Precondition: Make sure to set your working directory.
Important Libraries
- Numpy: Package for scientific computing withPython
- MATPLOTLIB: Used for graphing
- Pandas: Data Structures and Data Analysis Tool
Import the libraries
#Importing the libraries
import numpy as np
import matplotlib.pyplot as plt
import pandas as pd
as
is used as a shorthand to access the imported library.
Importing the Dataset
We want to use the pandas
library to import the dataset from a CSV file, using the .read_csv()
funtion:
dataset = pd.read_csv('Data.csv')
Now we need to be able to distinguish between the data we just imported, the independent variables (matrix of featues) and the dependent variable. To do this we need to tell python which columns are independent and which are dependent.
Note: In python the index for columns and rows starts at zero.
To do this we take our variablle dataset and use the .iloc[]

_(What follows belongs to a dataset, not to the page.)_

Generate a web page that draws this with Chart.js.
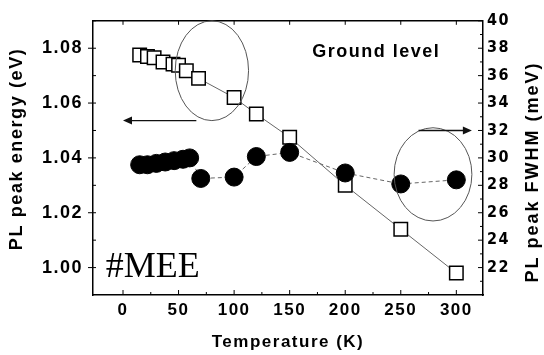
<!DOCTYPE html>
<html>
<head>
<meta charset="utf-8">
<script src="https://cdn.jsdelivr.net/npm/chart.js@4.4.1/dist/chart.umd.min.js"></script>
<style>
  html, body { margin: 0; padding: 0; background: #fff; }
  #wrap { width: 544px; height: 355px; }
</style>
</head>
<body>
<div id="wrap"><canvas id="plChart" width="544" height="355"></canvas></div>
<script>
// PL peak energy (open squares, left axis)
const squareTemps = [15, 22, 28, 36, 45, 50, 57, 68, 100, 120, 150, 200, 250, 300];
const peakEnergy = [1.0775, 1.0770, 1.0765, 1.0750, 1.0742, 1.0738, 1.0718, 1.0690, 1.0620, 1.0560, 1.0475, 1.0300, 1.0140, 0.9980];
// PL peak FWHM (filled circles, right axis)
const circleTemps = [15, 22, 30, 38, 46, 54, 60, 70, 100, 120, 150, 200, 250, 300];
const fwhm = [29.5, 29.5, 29.6, 29.7, 29.8, 29.9, 30.0, 28.5, 28.6, 30.1, 30.4, 28.9, 28.1, 28.4];

const tempTicks = [0, 50, 100, 150, 200, 250, 300];
const energyTicks = [1.00, 1.02, 1.04, 1.06, 1.08];
const fwhmTicks = [22, 24, 26, 28, 30, 32, 34, 36, 38, 40];

const sans = "'Liberation Sans', Arial, sans-serif";
const narrow = "'DejaVu Sans Condensed', 'Liberation Sans Narrow', " + sans;

function toTicks(list) {
  return list.map(v => ({ value: v }));
}

// scanned-looking lettering is a bit spread out
const spacing = {
  id: 'spacing',
  beforeUpdate(chart) { chart.ctx.letterSpacing = '1.5px'; },
  beforeDraw(chart) { chart.ctx.letterSpacing = '1.5px'; }
};

function arrow(ctx, x1, y1, x2, y2) {
  const ang = Math.atan2(y2 - y1, x2 - x1);
  ctx.beginPath();
  ctx.moveTo(x1, y1);
  ctx.lineTo(x2 - 6 * Math.cos(ang), y2 - 6 * Math.sin(ang));
  ctx.stroke();
  ctx.beginPath();
  ctx.moveTo(x2, y2);
  ctx.lineTo(x2 - 9 * Math.cos(ang) + 4 * Math.sin(ang), y2 - 9 * Math.sin(ang) - 4 * Math.cos(ang));
  ctx.lineTo(x2 - 9 * Math.cos(ang) - 4 * Math.sin(ang), y2 - 9 * Math.sin(ang) + 4 * Math.cos(ang));
  ctx.closePath();
  ctx.fill();
}

function sideTitle(ctx, text, cx, cy, gap) {
  ctx.save();
  ctx.letterSpacing = gap;
  ctx.font = 'bold 18px ' + sans;
  ctx.textAlign = 'center';
  ctx.textBaseline = 'middle';
  ctx.translate(cx, cy);
  ctx.rotate(-Math.PI / 2);
  ctx.fillText(text, 0, 0);
  ctx.restore();
}

const decorations = {
  id: 'decorations',
  afterDatasetsDraw(chart) {
    const { ctx, chartArea: a } = chart;
    const x = chart.scales.x, yE = chart.scales.yE, yW = chart.scales.yW;
    ctx.save();
    ctx.strokeStyle = '#000';
    ctx.fillStyle = '#000';

    // top frame line
    ctx.lineWidth = 1.5;
    ctx.beginPath();
    ctx.moveTo(a.left, a.top);
    ctx.lineTo(a.right, a.top);
    ctx.stroke();

    // inward ticks
    ctx.lineWidth = 1;
    ctx.beginPath();
    tempTicks.forEach(v => {
      const px = x.getPixelForValue(v);
      ctx.moveTo(px, a.bottom); ctx.lineTo(px, a.bottom - 5);
      ctx.moveTo(px, a.top); ctx.lineTo(px, a.top + 4);
      const mx = x.getPixelForValue(v + 25);
      if (mx < a.right) { ctx.moveTo(mx, a.bottom); ctx.lineTo(mx, a.bottom - 3); }
    });
    energyTicks.forEach(v => {
      const py = yE.getPixelForValue(v);
      ctx.moveTo(a.left - 5, py); ctx.lineTo(a.left + 3, py);
      const my = yE.getPixelForValue(v + 0.01);
      ctx.moveTo(a.left, my); ctx.lineTo(a.left + 3, my);
    });
    fwhmTicks.forEach(v => {
      const py = yW.getPixelForValue(v);
      ctx.moveTo(a.right, py); ctx.lineTo(a.right - 5, py);
      const my = yW.getPixelForValue(v - 1);
      ctx.moveTo(a.right, my); ctx.lineTo(a.right - 3, my);
    });
    ctx.stroke();

    // ellipses round the two groups
    ctx.strokeStyle = '#555';
    ctx.lineWidth = 1;
    const cx1 = x.getPixelForValue(80), cy1 = yE.getPixelForValue(1.0718);
    ctx.beginPath();
    ctx.ellipse(cx1, cy1, x.getPixelForValue(113) - cx1, cy1 - yE.getPixelForValue(1.0900), 0, 0, Math.PI * 2);
    ctx.stroke();
    const cx2 = x.getPixelForValue(279), cy2 = yW.getPixelForValue(28.8);
    ctx.beginPath();
    ctx.ellipse(cx2, cy2, x.getPixelForValue(314) - cx2, cy2 - yW.getPixelForValue(32.2), 0, 0, Math.PI * 2);
    ctx.stroke();

    // arrows pointing at the matching axis
    ctx.strokeStyle = '#111';
    ctx.fillStyle = '#111';
    ctx.lineWidth = 1.3;
    const ay1 = yE.getPixelForValue(1.0536);
    arrow(ctx, x.getPixelForValue(66), ay1, x.getPixelForValue(0), ay1);
    const ay2 = yW.getPixelForValue(32);
    arrow(ctx, x.getPixelForValue(266), ay2, x.getPixelForValue(314), ay2);

    // labels
    ctx.fillStyle = '#000';
    ctx.letterSpacing = '1.5px';
    ctx.font = 'bold 18px ' + sans;
    ctx.textAlign = 'center';
    ctx.textBaseline = 'middle';
    ctx.fillText('Ground level', x.getPixelForValue(228), yE.getPixelForValue(1.0786));

    ctx.letterSpacing = '0px';
    ctx.font = "36px 'Liberation Serif', 'Times New Roman', serif";
    ctx.textAlign = 'left';
    ctx.textBaseline = 'alphabetic';
    ctx.fillText('#MEE', x.getPixelForValue(-15.5), yE.getPixelForValue(0.9964));

    // axis titles on both sides read bottom to top
    const mid = (a.top + a.bottom) / 2;
    sideTitle(ctx, 'PL peak energy (eV)', 17, mid - 9, '1.6px');
    sideTitle(ctx, 'PL peak FWHM (meV)', 533, mid + 14, '2px');
    ctx.restore();
  }
};

new Chart(document.getElementById('plChart'), {
  type: 'line',
  data: {
    datasets: [
      {
        label: 'FWHM',
        data: circleTemps.map((t, i) => ({ x: t, y: fwhm[i] })),
        yAxisID: 'yW',
        borderColor: '#666',
        borderWidth: 1,
        borderDash: [4, 3],
        pointStyle: 'circle',
        pointRadius: 9,
        pointBackgroundColor: '#000',
        pointBorderColor: '#000',
        pointBorderWidth: 1
      },
      {
        label: 'Peak energy',
        data: squareTemps.map((t, i) => ({ x: t, y: peakEnergy[i] })),
        yAxisID: 'yE',
        borderColor: '#666',
        borderWidth: 1,
        pointStyle: 'rect',
        pointRadius: 9.5,
        pointBackgroundColor: '#fff',
        pointBorderColor: '#000',
        pointBorderWidth: 1.5
      }
    ]
  },
  options: {
    responsive: false,
    animation: false,
    devicePixelRatio: 1,
    layout: { padding: { top: 15, left: 0, right: 0, bottom: 0 } },
    plugins: {
      legend: { display: false },
      tooltip: { enabled: false }
    },
    scales: {
      x: {
        type: 'linear',
        min: -27,
        max: 324,
        afterBuildTicks: s => { s.ticks = toTicks(tempTicks); },
        afterFit: s => { s.height = 60; },
        grid: { display: false, drawTicks: false },
        border: { color: '#000', width: 1.5 },
        ticks: { color: '#000', padding: 5, font: { family: sans, size: 17, weight: 'bold' } },
        title: {
          display: true,
          text: 'Temperature (K)',
          color: '#000',
          padding: { top: 0, bottom: 2 },
          font: { family: sans, size: 17, weight: 'bold' }
        }
      },
      yE: {
        type: 'linear',
        position: 'left',
        min: 0.99,
        max: 1.09,
        afterBuildTicks: s => { s.ticks = toTicks(energyTicks); },
        afterFit: s => { s.width = 93; },
        grid: { display: false, drawTicks: false },
        border: { color: '#000', width: 1.5 },
        ticks: {
          color: '#000',
          padding: 10,
          font: { family: sans, size: 18, weight: 'bold' },
          callback: v => v.toFixed(2)
        }
      },
      yW: {
        type: 'linear',
        position: 'right',
        min: 20,
        max: 40,
        afterBuildTicks: s => { s.ticks = toTicks(fwhmTicks); },
        afterFit: s => { s.width = 61; },
        grid: { display: false, drawTicks: false },
        border: { color: '#000', width: 1.5 },
        ticks: { color: '#000', padding: 4, font: { family: narrow, size: 16, weight: 'bold' } }
      }
    }
  },
  plugins: [spacing, decorations]
});
</script>
</body>
</html>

method from pandas. The method takes two inputs (or 4).
.iloc[ :, ]
: The first input is the rows we wish to use. The :
simply implies that we want to use all the rows.
.iloc[rows, columns start : columns end but not including]
: The left side takes columns and this part gets a little confusing so here are examples to explain:
1. iloc[rows, : -1]
: All columns except the last one
2. iloc[rows, 2:13]
: All columns from 2 until 12. 13 is NOT INCLUDED
we then use the .values
function to retrieve the values from the column.
X = dataset.iloc[:, :-1].values
Y = dataset.iloc[:, 3]
Note : We always want to make sure that X is an array so size should like (10,1) and Y should be a vector, which looks like (10,)